EDIT: and although I don't actually know it, I kind of suspect SM doesn't apply realistic rotational inertia. Turn rate would be another good way to punish spaghetti.
Spaghetti ships already reach the maximum turn speed. Turn rate is not an effective balancing function on large ships when turrets exist and aiming cones for manual weapons are gigantic anyway.
I don't see why anyone assumes that a power update should be the fix to spaghetti meta. The power update didn't create this meta, they're independent of each other. It can have its own fix.
I'm repeating myself, but I don't see any reason why it should - a separate mechanic can fix spaghetti meta.
You are looking at things backwards. Flying spaghetti monsters are not independent of the power system. They are just variables of both power systems because of failures to properly balance them out. Both systems encourage the building style. We can and SHOULD fix the spaghetti by fixing the power system.
Here's my proposal.
Step One: Give a maximum range as well as a minimum range to stabilizers so there is a range they must actually be placed in to work.

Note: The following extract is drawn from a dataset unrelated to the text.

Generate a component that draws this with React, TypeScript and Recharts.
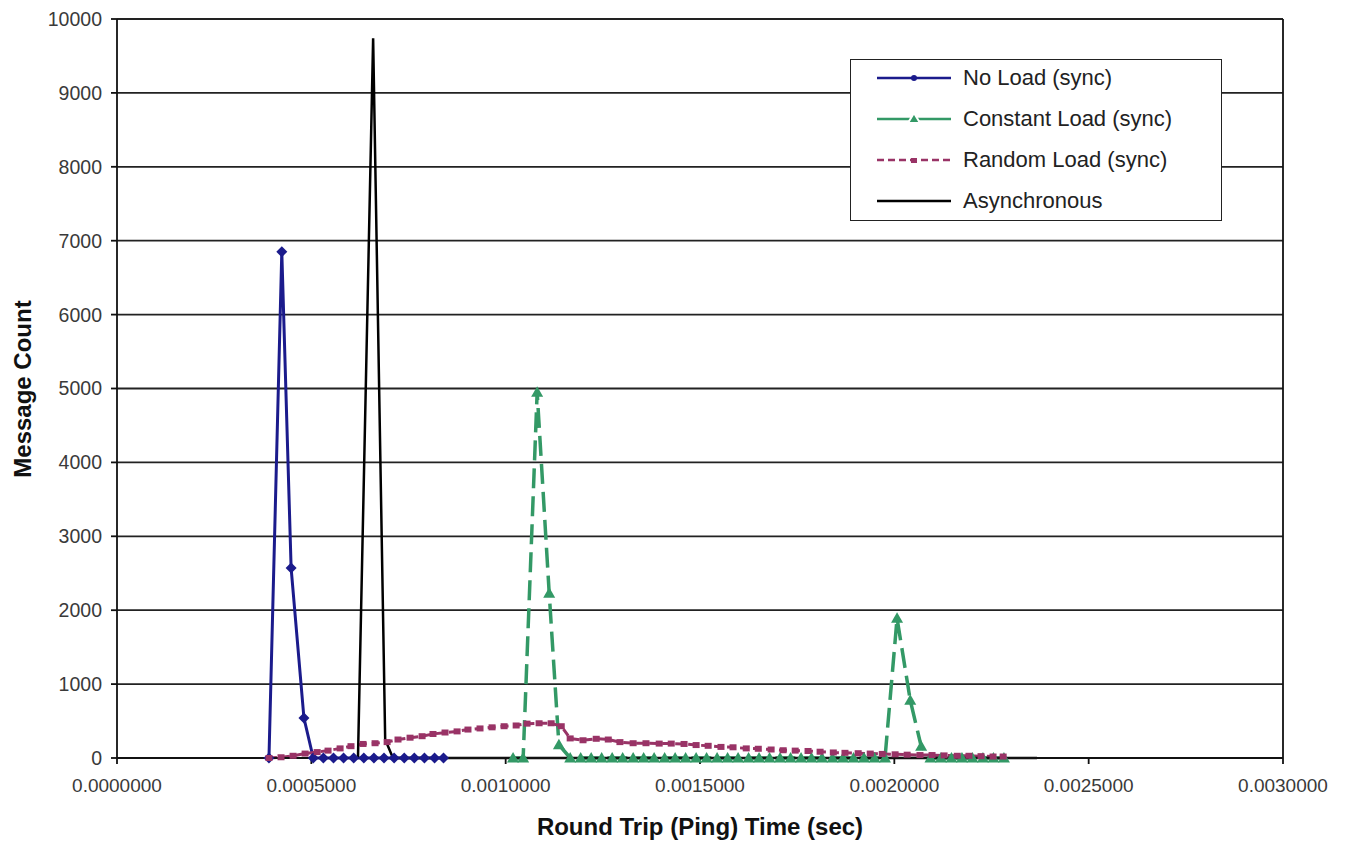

This makes it so the reactor and stabilizer must be a combined unit, making it harder to spread the ship out into spaghetti strands.
Step Two: Conduits should follow the resistance rules of real wires. Longer and thinner conduits should have increased resistance, reducing the amount of power that gets to their system. For an average normal ship, which might be roughly 30x30x300 and weigh a few tens of thousands of mass, this isn't a problem as they can just make their conduits a little thicker for their systems on the absolute far end of the ship. For a 30k mass spaghetti ship that might cover a kilometer and a half, however, this is hellish abuse on power efficiency or on their thin profile when they need to make their conduits into 10 meter thick columns to cross such a vast distance.
Step Three: All systems (weapons, shields, thrusters, turret docks and enhancers, etc) should require a conduit connection. This is the final nail in the spaghetti monster's coffin, as it can no longer rely using gulfs of empty space between each individual thruster and shield. Each system group would need its own thick conduit leading to it or it will have to rely on "wireless power" which will have heavy debuffs or efficiency loss, and if they have to lead conduits to all their spread out groups in the first place there's no longer a reason to build spaghetti, because it's become so solid with conduit lines that it would be more efficient and "meta" to just build a normal ship.
That's just how I would fix it from the power perspective, of course. I would also like to see things like NPC crew and weapon changes (like your proximity missiles), to help further it and make regular ship building and combat more interesting in general, but I think the power system should be able to stand up to spaghetti on its own without needing to rely on the fickle shifting of other systems.